**Task description:**
Your answer is a single number: how many lines hold the word "chart"?

-- Start Raw data --

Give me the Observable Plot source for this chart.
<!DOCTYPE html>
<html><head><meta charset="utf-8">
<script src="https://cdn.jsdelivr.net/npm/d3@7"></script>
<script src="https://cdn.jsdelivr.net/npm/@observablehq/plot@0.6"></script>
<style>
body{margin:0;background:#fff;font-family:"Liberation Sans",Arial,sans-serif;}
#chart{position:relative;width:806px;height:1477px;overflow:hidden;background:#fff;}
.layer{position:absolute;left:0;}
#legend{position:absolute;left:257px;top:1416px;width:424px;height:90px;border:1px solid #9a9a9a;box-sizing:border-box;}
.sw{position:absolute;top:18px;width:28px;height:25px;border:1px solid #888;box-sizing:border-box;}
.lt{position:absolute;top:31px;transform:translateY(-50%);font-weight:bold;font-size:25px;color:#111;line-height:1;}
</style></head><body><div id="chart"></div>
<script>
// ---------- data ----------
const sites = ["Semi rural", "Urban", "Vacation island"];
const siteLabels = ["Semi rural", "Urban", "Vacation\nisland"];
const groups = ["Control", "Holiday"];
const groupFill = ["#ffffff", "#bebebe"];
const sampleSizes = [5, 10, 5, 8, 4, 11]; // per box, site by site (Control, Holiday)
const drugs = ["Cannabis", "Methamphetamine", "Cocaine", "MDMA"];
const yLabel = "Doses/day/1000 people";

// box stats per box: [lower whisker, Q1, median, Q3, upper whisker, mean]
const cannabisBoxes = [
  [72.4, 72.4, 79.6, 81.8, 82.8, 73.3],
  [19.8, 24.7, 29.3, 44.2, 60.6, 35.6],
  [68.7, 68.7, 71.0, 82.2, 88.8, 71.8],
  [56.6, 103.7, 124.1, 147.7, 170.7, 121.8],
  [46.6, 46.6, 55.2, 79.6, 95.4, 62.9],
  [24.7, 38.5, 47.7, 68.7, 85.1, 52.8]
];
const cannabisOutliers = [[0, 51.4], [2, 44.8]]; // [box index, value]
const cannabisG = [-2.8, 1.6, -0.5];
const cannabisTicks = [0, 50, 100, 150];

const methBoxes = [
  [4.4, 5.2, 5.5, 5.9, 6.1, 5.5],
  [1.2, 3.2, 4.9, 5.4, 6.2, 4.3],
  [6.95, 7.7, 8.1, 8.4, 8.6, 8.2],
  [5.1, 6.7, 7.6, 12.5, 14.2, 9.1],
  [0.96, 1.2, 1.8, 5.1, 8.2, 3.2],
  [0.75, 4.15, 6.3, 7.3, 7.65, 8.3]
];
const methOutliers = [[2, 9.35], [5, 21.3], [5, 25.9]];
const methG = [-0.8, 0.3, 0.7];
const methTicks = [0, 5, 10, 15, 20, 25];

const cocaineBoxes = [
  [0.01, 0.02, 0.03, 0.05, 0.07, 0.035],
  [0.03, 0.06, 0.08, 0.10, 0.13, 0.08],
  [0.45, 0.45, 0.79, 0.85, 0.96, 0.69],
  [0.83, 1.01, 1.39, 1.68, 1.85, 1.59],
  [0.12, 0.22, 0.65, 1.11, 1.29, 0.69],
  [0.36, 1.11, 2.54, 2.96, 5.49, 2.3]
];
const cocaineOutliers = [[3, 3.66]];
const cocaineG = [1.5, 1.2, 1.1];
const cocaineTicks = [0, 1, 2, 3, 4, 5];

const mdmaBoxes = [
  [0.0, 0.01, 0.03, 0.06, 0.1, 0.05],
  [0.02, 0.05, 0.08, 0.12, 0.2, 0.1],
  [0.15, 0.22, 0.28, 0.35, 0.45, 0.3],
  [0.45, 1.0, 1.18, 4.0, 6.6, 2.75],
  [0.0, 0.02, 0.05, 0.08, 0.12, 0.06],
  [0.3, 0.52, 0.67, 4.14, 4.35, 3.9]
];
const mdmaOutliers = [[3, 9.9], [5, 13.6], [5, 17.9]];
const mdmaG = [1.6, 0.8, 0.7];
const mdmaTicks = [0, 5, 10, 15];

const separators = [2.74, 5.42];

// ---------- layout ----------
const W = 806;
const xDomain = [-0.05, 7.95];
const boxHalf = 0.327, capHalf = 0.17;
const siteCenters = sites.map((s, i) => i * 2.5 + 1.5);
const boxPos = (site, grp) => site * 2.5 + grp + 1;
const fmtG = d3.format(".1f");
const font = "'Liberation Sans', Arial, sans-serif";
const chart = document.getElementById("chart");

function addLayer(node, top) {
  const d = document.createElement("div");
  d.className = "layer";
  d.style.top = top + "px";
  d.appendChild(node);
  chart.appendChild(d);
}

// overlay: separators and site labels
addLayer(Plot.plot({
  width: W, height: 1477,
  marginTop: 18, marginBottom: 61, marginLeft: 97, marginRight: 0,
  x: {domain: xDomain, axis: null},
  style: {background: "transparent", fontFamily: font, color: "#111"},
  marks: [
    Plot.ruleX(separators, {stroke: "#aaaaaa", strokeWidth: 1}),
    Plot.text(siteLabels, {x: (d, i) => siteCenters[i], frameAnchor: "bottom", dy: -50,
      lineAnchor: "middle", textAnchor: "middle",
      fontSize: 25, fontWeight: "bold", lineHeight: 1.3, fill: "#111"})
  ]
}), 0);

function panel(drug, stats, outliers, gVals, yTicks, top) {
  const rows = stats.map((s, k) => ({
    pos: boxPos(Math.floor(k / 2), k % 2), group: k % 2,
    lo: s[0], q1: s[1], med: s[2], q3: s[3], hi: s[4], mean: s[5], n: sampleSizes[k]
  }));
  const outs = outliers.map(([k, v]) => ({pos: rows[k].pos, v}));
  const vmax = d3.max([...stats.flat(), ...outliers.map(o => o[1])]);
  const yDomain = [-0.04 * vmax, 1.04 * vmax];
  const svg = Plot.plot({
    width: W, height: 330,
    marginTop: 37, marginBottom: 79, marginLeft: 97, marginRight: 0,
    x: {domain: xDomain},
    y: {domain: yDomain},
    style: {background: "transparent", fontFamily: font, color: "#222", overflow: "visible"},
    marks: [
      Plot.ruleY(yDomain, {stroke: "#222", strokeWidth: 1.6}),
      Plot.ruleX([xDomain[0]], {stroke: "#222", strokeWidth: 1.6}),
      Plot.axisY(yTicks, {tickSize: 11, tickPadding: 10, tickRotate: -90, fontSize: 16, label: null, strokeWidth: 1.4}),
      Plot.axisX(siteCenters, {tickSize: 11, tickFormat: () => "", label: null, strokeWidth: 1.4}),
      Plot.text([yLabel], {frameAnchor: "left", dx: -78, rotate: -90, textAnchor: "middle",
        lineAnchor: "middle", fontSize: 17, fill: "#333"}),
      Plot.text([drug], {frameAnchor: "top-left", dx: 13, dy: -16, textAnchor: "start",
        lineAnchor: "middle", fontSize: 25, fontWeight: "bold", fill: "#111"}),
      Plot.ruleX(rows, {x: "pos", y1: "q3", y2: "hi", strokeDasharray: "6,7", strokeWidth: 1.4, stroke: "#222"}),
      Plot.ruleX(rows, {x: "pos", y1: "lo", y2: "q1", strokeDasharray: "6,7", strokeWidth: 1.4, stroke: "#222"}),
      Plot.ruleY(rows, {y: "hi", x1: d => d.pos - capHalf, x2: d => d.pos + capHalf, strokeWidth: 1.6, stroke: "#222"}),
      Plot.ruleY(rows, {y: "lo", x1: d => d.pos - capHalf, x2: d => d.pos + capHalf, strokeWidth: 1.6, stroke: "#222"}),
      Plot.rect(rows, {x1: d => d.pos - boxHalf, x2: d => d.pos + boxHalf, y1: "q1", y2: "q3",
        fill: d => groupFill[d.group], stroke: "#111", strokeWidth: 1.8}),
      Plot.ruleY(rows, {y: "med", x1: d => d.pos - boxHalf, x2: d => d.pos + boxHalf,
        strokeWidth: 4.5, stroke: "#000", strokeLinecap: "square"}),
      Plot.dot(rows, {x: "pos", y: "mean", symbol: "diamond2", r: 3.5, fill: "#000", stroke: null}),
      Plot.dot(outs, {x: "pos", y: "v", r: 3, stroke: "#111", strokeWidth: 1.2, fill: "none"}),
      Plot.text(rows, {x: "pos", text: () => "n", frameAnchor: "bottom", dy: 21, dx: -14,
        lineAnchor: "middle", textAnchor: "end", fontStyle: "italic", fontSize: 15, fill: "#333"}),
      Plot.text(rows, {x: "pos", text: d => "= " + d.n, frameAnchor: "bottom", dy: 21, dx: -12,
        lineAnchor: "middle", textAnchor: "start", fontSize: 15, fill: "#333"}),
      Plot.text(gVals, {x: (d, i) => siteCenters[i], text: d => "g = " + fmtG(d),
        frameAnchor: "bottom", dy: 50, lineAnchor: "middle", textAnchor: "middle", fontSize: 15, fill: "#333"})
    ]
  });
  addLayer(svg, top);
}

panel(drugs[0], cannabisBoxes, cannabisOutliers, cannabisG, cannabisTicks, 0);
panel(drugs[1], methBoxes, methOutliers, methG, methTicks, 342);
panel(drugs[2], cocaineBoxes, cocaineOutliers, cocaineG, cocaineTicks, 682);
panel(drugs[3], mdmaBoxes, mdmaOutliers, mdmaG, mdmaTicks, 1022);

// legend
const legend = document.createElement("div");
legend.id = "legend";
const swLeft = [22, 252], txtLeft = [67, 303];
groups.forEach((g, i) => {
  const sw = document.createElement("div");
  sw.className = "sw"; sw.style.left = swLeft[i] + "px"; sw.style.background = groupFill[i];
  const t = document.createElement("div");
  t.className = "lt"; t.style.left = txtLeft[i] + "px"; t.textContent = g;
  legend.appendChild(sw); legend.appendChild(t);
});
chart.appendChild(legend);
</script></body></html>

-- End Raw data --

**Response to the task:**
6